- [WORKING DATA]:
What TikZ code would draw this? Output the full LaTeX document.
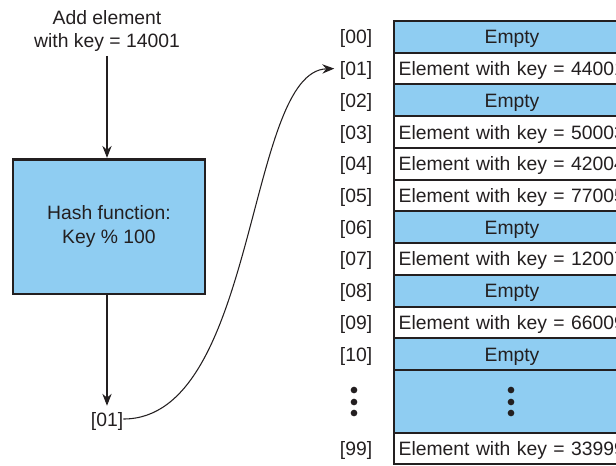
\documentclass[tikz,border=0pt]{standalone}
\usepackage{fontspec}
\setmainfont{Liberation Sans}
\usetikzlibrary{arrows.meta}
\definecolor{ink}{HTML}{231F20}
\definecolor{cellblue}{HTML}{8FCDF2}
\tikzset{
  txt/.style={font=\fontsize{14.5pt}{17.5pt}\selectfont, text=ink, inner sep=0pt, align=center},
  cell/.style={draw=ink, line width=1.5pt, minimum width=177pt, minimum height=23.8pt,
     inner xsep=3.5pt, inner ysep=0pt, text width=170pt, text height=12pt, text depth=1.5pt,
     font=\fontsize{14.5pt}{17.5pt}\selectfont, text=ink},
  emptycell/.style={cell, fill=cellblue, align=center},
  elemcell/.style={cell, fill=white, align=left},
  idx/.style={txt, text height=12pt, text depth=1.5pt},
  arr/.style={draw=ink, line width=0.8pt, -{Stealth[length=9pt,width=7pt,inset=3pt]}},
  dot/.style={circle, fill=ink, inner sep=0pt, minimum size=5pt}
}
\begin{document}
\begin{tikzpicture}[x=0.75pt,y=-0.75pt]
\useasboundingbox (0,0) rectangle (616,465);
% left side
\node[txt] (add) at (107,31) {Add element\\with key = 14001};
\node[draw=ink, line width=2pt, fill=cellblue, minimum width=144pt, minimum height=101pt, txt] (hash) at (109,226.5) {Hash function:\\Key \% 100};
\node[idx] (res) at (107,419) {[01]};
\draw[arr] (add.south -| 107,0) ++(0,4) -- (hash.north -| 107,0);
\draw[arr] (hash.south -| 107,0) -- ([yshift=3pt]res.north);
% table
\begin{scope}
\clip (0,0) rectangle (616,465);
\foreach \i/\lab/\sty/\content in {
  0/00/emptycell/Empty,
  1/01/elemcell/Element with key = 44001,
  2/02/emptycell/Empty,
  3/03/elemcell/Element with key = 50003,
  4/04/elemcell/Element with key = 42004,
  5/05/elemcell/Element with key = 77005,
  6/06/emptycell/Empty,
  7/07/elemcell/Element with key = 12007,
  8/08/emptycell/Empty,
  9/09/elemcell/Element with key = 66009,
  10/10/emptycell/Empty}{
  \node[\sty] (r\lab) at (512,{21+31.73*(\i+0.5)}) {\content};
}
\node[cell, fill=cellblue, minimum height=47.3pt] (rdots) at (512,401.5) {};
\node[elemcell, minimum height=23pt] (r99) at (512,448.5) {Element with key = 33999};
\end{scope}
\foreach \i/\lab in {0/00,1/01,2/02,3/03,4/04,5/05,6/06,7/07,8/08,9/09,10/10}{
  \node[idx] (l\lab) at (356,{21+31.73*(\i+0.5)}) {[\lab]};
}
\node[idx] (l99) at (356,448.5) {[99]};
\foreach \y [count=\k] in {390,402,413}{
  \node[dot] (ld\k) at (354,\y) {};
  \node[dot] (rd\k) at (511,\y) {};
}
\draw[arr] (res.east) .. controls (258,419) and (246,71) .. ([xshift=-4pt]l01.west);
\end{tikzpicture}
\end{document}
==
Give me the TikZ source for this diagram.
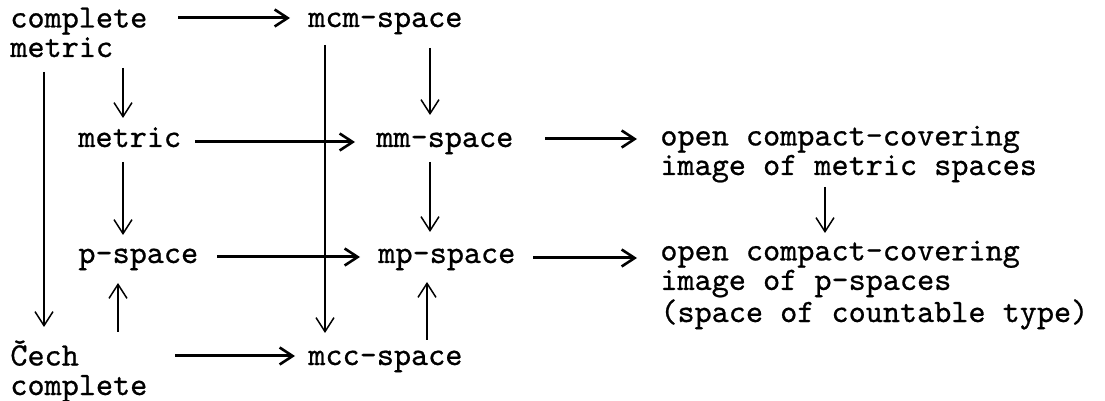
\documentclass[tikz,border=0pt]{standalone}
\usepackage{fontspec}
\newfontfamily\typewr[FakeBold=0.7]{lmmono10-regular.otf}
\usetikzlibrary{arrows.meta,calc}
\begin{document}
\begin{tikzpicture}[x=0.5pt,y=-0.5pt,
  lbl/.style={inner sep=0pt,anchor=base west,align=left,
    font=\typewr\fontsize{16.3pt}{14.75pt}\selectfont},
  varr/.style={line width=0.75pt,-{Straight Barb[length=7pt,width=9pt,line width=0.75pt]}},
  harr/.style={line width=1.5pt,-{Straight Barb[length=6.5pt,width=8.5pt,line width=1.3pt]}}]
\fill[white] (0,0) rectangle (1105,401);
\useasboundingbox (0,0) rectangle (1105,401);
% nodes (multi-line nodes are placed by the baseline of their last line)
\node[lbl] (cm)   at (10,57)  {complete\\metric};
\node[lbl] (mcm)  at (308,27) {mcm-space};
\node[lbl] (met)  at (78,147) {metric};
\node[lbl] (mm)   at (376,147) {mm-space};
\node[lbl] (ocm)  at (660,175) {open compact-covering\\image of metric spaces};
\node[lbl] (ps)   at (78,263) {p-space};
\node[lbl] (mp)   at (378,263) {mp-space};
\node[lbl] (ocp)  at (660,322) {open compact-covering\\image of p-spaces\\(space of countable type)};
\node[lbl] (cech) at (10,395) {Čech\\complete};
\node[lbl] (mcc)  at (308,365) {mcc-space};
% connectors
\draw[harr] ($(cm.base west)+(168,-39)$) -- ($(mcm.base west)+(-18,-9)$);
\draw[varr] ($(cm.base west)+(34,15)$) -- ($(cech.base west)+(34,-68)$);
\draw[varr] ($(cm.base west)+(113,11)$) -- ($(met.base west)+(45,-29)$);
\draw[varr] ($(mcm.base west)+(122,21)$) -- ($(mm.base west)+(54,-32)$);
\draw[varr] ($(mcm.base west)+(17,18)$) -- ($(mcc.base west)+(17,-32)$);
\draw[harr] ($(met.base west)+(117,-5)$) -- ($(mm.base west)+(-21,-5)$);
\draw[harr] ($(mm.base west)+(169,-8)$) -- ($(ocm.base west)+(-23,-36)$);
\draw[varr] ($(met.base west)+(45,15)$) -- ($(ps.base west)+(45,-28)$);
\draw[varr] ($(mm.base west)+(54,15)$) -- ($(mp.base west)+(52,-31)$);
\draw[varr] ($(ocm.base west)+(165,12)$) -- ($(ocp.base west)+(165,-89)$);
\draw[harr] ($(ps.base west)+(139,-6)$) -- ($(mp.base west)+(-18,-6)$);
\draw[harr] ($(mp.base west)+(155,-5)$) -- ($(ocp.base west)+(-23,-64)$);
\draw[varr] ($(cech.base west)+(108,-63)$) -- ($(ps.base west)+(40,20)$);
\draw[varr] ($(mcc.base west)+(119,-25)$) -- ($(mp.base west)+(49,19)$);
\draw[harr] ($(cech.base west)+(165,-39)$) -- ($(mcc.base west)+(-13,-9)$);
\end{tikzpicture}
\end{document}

- [TASK INSTRUCTIONS]:
Give the number of lines containing the word "this". No other answer is needed.

- [FINAL ANSWER]:
2